As for your various quotes, they all seem to have one thing in common: they ignore the question of justice. It is morally depraved, in my opinion, to treat the murder of an innocent or friend the same as the killing of an enemy or terrorist. Determining justice may be difficult, but it is poor architecture to ignore the ground floor and then build castles on clouds.

Loren said...

Your argument about justice seems to be that following the Sermon on the Mount would lead to gross injustices. Meaning that the Sermon on the Mount's ethic is greatly flawed.

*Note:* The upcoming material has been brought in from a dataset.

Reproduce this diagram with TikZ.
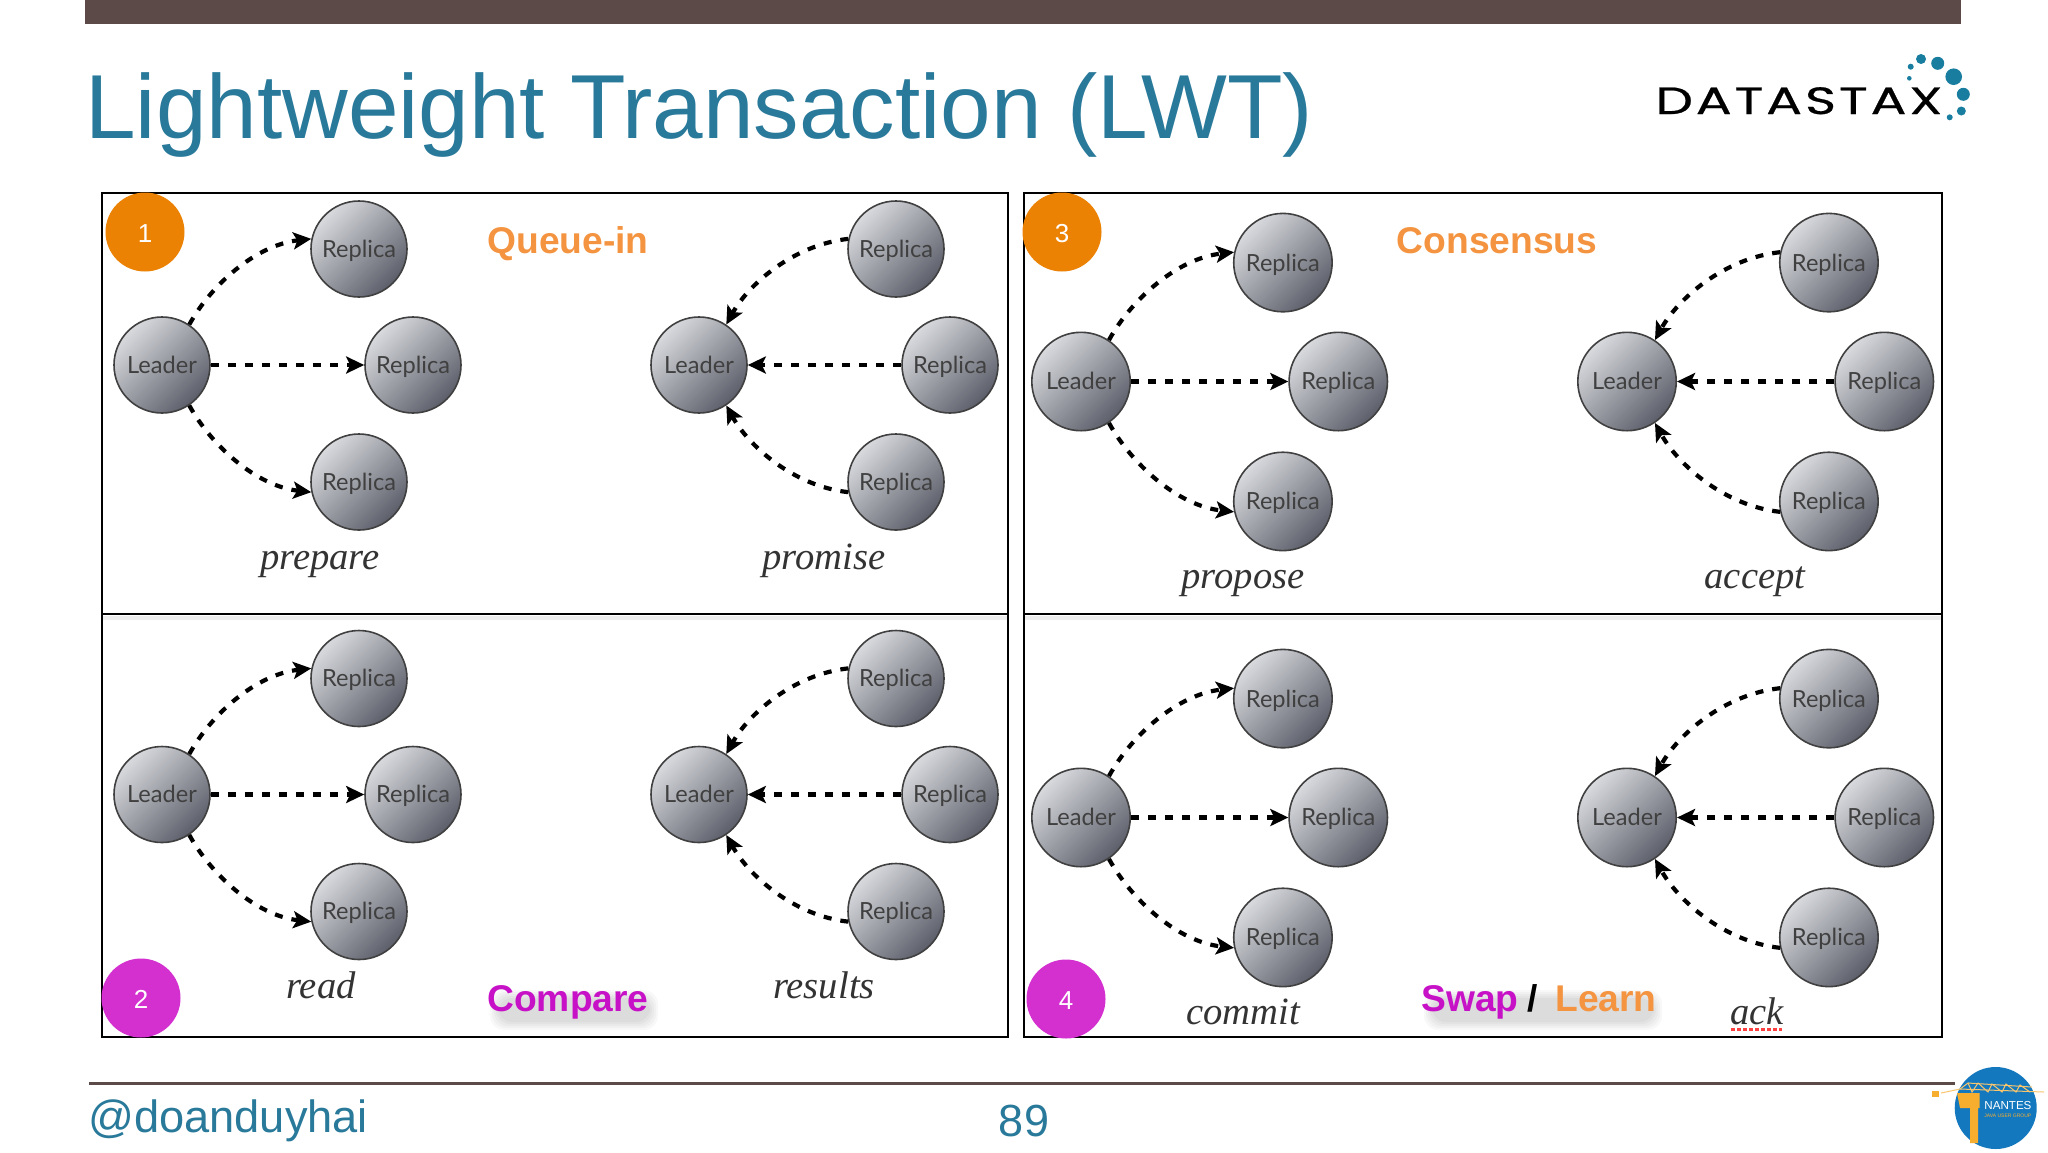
\documentclass[tikz,border=0pt]{standalone}
\usepackage{fontspec}
\setmainfont{Liberation Sans}
\newfontfamily\peerfont{Lato}
\newfontfamily\labelfont{Liberation Serif}
\newfontfamily\logofont[FakeStretch=1.4,LetterSpace=7.5,FakeBold=0.6]{Poppins}
\usetikzlibrary{arrows.meta}
\definecolor{titleteal}{HTML}{28799A}
\definecolor{barbrown}{HTML}{5B4A47}
\definecolor{tagorange}{HTML}{F49440}
\definecolor{tagmagenta}{HTML}{C711C7}
\definecolor{numorange}{HTML}{EC8203}
\definecolor{nummagenta}{HTML}{D42FCF}
\definecolor{peerlight}{HTML}{D8DADE}
\definecolor{peerdark}{HTML}{5C5F6A}
\definecolor{dotteal}{HTML}{187D9F}
\definecolor{njblue}{HTML}{1478BE}
\definecolor{njorange}{HTML}{F7AE2E}
\tikzset{
  peer/.style={circle,draw=black!75,line width=0.8pt,inner sep=0pt,
    text height=9.7pt,text depth=1.3pt,
    top color=peerlight,bottom color=peerdark,shading angle=45,
    text=black!75,font=\peerfont\fontsize{11.8pt}{12pt}\selectfont},
  flow/.style={draw=black,line width=2.1pt,dash pattern=on 4pt off 4.5pt,
    -{Stealth[length=9pt,width=8.5pt,inset=2pt]}},
  panel/.style={draw=black,line width=1.1pt,fill=white},
  tag/.style={inner sep=0pt,anchor=base,font=\bfseries\fontsize{18.6pt}{20pt}\selectfont},
  stage/.style={inner sep=0pt,anchor=base,text=black!80,
    font=\labelfont\itshape\fontsize{19.3pt}{20pt}\selectfont},
  numdot/.style={circle,inner sep=0pt,minimum size=39.5pt,text=white,
    text height=10.3pt,text depth=0pt,
    font=\fontsize{13pt}{14pt}\selectfont},
}
\newcommand{\fanpeers}[4]{%
  \node[peer,minimum size=#4*48pt] (#1L) at (0,0) {Leader};
  \node[peer,minimum size=#4*48pt] (#1A) at (197,-116) {Replica};
  \node[peer,minimum size=#4*48pt] (#1B) at (251,0) {Replica};
  \node[peer,minimum size=#4*48pt] (#1C) at (197,117) {Replica};
}
\newcommand{\fanout}[4]{%
  \begin{scope}[shift={(#2,#3)},scale=#4]
    \fanpeers{#1}{#2}{#3}{#4}
    \draw[flow] (#1L.56) .. controls +(22,-40) and +(-55,6) .. (#1A.168);
    \draw[flow] (#1L.east) -- (#1B.west);
    \draw[flow] (#1L.-56) .. controls +(22,40) and +(-55,-6) .. (#1C.-168);
  \end{scope}}
\newcommand{\fanin}[4]{%
  \begin{scope}[shift={(#2,#3)},scale=#4]
    \fanpeers{#1}{#2}{#3}{#4}
    \draw[flow] (#1A.168) .. controls +(-55,6) and +(22,-40) .. (#1L.56);
    \draw[flow] (#1B.west) -- (#1L.east);
    \draw[flow] (#1C.-168) .. controls +(-55,-6) and +(22,40) .. (#1L.-56);
  \end{scope}}
\newcommand{\softshadow}[4]{%
  \foreach \g in {0,2,4,6,8}{
    \fill[black,opacity=0.028,rounded corners=7pt]
      (#1+\g,#2+\g) rectangle (#3-\g,#4-\g);
  }}
\begin{document}
\begin{tikzpicture}[x=0.5pt,y=-0.5pt]
\useasboundingbox (0,0) rectangle (2048,1152);
\fill[white] (0,0) rectangle (2048,1152);
% top bar, title
\fill[barbrown] (85,0) rectangle (1961,24);
\node[inner sep=0pt,anchor=base west,text=titleteal,font=\fontsize{45.45pt}{50pt}\selectfont]
  (title) at (85,138) {Lightweight Transaction (LWT)};
% logo
\node[inner sep=0pt,anchor=base west,text=black,font=\logofont\fontsize{19pt}{20pt}\selectfont]
  (logo) at (1655,114) {DATASTAX};
\foreach \px/\py/\pr in {1921/59/5,1937.7/63.3/6.5,1953.7/76.7/8.3,1963.3/94.3/6.5,1961.3/111/4.5,1949.7/117.3/3,1910.7/66.7/3,1909.3/78.3/2.3}{
  \fill[dotteal] (\px,\py) circle[radius=\pr*0.5pt];
}
% panels
\draw[panel] (102,193) rectangle (1008,1037);
\draw[panel] (1024,193) rectangle (1942,1037);
\fill[black!7] (103,616) rectangle (1007,620);
\fill[black!7] (1025,616) rectangle (1941,620);
\draw[black,line width=1.1pt] (102,614) -- (1008,614);
\draw[black,line width=1.1pt] (1024,614) -- (1942,614);
% cell groups
\fanout{pa}{162}{365}{1}
\fanin{pb}{699}{365}{1}
\fanout{ra}{162}{794.5}{1}
\fanin{rb}{699}{794.5}{1}
\fanout{ca}{1081}{381.5}{1.025}
\fanin{cb}{1627}{381.5}{1.025}
\fanout{da}{1081}{817.5}{1.025}
\fanin{db}{1627}{817.5}{1.025}
% stage labels
\node[stage] (s1) at (320,569) {prepare};
\node[stage] (s2) at (824,569) {promise};
\node[stage] (s3) at (321,998) {read};
\node[stage] (s4) at (824,998) {results};
\node[stage] (s5) at (1243,588) {propose};
\node[stage] (s6) at (1755,588) {accept};
\node[stage] (s7) at (1243,1024) {commit};
\node[stage] (s8) at (1757,1024) {ack};
\draw[red!75!white,line width=1.5pt,dash pattern=on 2pt off 1pt] (1731,1029) -- (1782,1029);
% phase tags
\node[tag,text=tagorange] (q) at (568,253) {Queue-in};
\node[tag,text=tagorange] (cons) at (1497,253) {Consensus};
\softshadow{490}{990}{658}{1030}
\softshadow{1424}{990}{1662}{1030}
\node[tag,text=tagmagenta] (cmp) at (568,1011) {Compare};
\node[tag,text=tagmagenta,anchor=base west] (sw) at (1421,1011) {Swap};
\node[tag,text=black,anchor=base west] (sl) at (1527,1011) {/};
\node[tag,text=tagorange,anchor=base west] (le) at (1555,1011) {Learn};
% number dots
\node[numdot,fill=numorange] (n1) at (145,232) {1};
\node[numdot,fill=nummagenta] (n2) at (141,998) {2};
\node[numdot,fill=numorange] (n3) at (1062,232) {3};
\node[numdot,fill=nummagenta] (n4) at (1066,999) {4};
% footer
\draw[barbrown,line width=1.5pt] (89,1083) -- (1955,1083);
\node[inner sep=0pt,anchor=base west,text=titleteal,font=\fontsize{22.6pt}{24pt}\selectfont]
  (handle) at (88,1132) {@doanduyhai};
\node[inner sep=0pt,anchor=base,text=titleteal,font=\fontsize{22.5pt}{24pt}\selectfont]
  (page) at (1024,1136) {89};
% Nantes JUG badge
\fill[njblue] (1995.7,1108) circle[radius=20.5pt];
\fill[njorange] (1957,1093) -- (1979.5,1093) -- (1979.5,1108) -- (1978,1108) -- (1978,1143) -- (1970,1143) -- (1970,1108) -- (1960,1108) -- cycle;
\fill[njorange] (1932,1091) rectangle (1939,1097);
\draw[njorange!70!white,line width=0.5pt] (1941,1093) -- (1960,1089) -- (2044,1092);
\draw[njorange!70!white,line width=0.5pt] (1960,1089) -- (1968,1083) -- (1972,1092) -- (1978,1083) -- (1988,1092) -- (1992,1084) -- (2002,1092) -- (2006,1084) -- (2016,1092) -- (2020,1085) -- (2030,1092);
\draw[njorange!70!white,line width=0.5pt] (1968,1083) -- (2032,1087);
\node[inner sep=0pt,anchor=base west,text=white,font=\fontsize{5.8pt}{6pt}\selectfont]
  (nj) at (1984,1109) {NANTES};
\node[inner sep=0pt,anchor=base west,text=njorange,font=\fontsize{2.5pt}{3pt}\selectfont]
  (jug) at (1984,1117) {JAVA USER GROUP};
\end{tikzpicture}
\end{document}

You also ignore that WWI jingle about how both sides claimed that God was on their side. At most one of them was right. How would you determine that? It ought to be some argument other than "my side is right and every opposing side is wrong".

David B Marshall said...

Loren: Surely you can read better than that. Whenever someone says "your argument seems to be," I can be sure of two things: (a) that won't be at all my argument, as it is not here, and (b) the misreading will be strikingly obvious, as it is here. That's just a massive straw man.

I don't recall saying anything at all about WWI; how could I "ignore" slogans about an event I don't mention? And where in the world do you see me arguing "my side is right and every opposing side is wrong?" (Still less that being my only argument, as you imply. Are you kidding?)

When the other side begins with such blatant misrepresentations, it may be time to talk about the weather or something.